Christmas in an Italian household is guaranteed to be three things: Loud, crowded and bursting with food. We are no different. We have one other tradition that we partake in every year on Christmas. We play Bingo. But this isn’t any old Bingo you’re used to. This is Tombola. Each player gets a set of six cards, each set having the numbers 1-90 on the cards. As the caller shouts out the numbers, each player tries to get 2, 3, 4, and finally 5 numbers in a straight line before then trying to be the first to fill up one of their cards.

We’ve been playing this for years. The cards that we use are from at least the 60’s and within each card are hours of stories and laughs that have been had through the years. My earliest memory of Tombola actually consists of the week between Christmas and New Years. When I was little we would spend the week between Christmas and New Years visiting different family members and friends of the family. My favorite house to visit was that of Filomena and her husband (who name escapes me sadly.) If a house could have looked like it was a time machine back to the 50’s, it would have been Filomena’s house. I used to love going there, everything was so old and pristine, right down to the couches covered in plastic. But it never felt like a museum, and I was always welcomed with a sketchpad and pencils and allowed to take over the living room floor as my own. Every year would play out the same way. We’d have dinner, then while the dishes were being washed the women would talk in the kitchen while the men would play poker in the dining room while drinking coffee (I would usually take my spot on my dad’s lap and play his hands for him until I got bored). After all the dishes were cleaned and the coffee was drank, I would take my usual spot on the floor and my parents, cousins, aunts, uncles and friends would take their seats around the dining room table. And then the ritual would begin. After dinner drinks would be passed around, salted peanuts and random meats and cheeses would make their way onto napkins and the Tombola bag would come out.

The Tombola bag is as important as the cards that go in it. First of all….they all seem to come from a casino. If I recall correctly the original bag was a drawstring bag from Caesar’s casino in Atlantic City that had “Have a Nice Day” complete with smiley face on the back on it. Then there are the chips. As you can see in the picture above, we used clear colored chips to mark which numbers have been called out. Some of those chips have magnetic edges so there was also a magnetic wand that for some reason always seemed to be kept in a Crown Royale bag. I would get so excited when I saw that velvet purple bag make it’s way to the table.

Finally, there are the cards themselves. There always seemed to be 8 sets of six cards and 1 set of only 5 cards. It always seems like one card is missing, no matter who brought the Tombola bag. That set was usually saved for when kids played, as it could be split up since it wasn’t a full set to begin with. All of the cards also have various markings written on them. Like strange runes that can only be deciphered by the originator, you’ll find most cards will have asterisks or check marks and even x’s left over from years of people marking their favorites, or cards they felt like they were the luckiest. My cousin will still snatch up the set of cards he marked as his lucky cards when he was a teen. Woe the person who inadvertently picks them up without thinking.

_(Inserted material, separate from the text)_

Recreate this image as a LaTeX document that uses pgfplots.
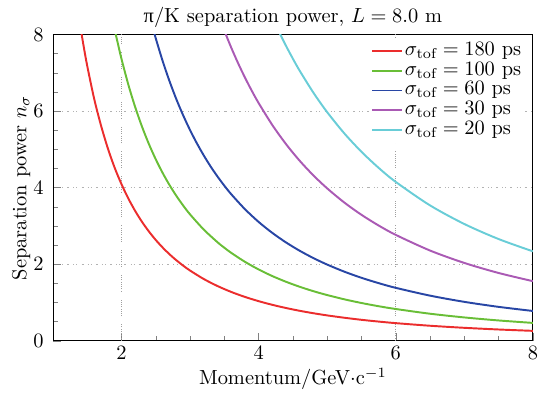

Once all the cards had been doled out and all the money had been collected (10 cents per card) the game actually started. As a kid…this part was the most fascinating. Whenever Filomena called, I did not hear a single number. Instead there was a silly code for every number. If you didn’t know the code, well….tough luck for you. As she would pull numbers out of the call bag she would shout out these codes. In response her codes were met with shouts and laughter from the other people sitting around the table. Sadly as the years have gone on, many of the codes have been forgotten. There are still a few my parents do out of habit but nowadays we just call the numbers. As a kid this whole tradition was like some secret adult club that I wanted to be a part of. When I finally was allowed to join everyone I quickly abandoned my living room carpet and never looked back.

As with most things, traditions lose a lot a speed as there is no one to appreciate and carry them on. After Filomena passed away, we stopped doing our house visits to friends. I was too young to put my foot down and continue the tradition as it was. And while we do still play Tombola at Christmastime it’s become something of an obligation, something we do simply because we feel we have to, not because we want to. We no longer play for hours around a dining room table, laughing and having a good time, we rush through a few games and quickly call it a night. No one marks cards anymore, or humorously fights over what cards they want. No one has any friendly competition anymore or heckles the caller. Now everyone takes the game so seriously and most of the time people are snipping at each other until the game is over. I felt a desperate sadness tonight as this happened. I looked around at my parents, cousins, aunt and uncles and realized that I missed the way this game used to be. That mysterious game I had desperately wanted to be a part of as a kid.

But not all is completely lost. I smile to myself as I remember those nights at Filomena’s and hopefully, someday, I’ll be able to recreate those feelings with my own family. Plastic covers on the furniture and all.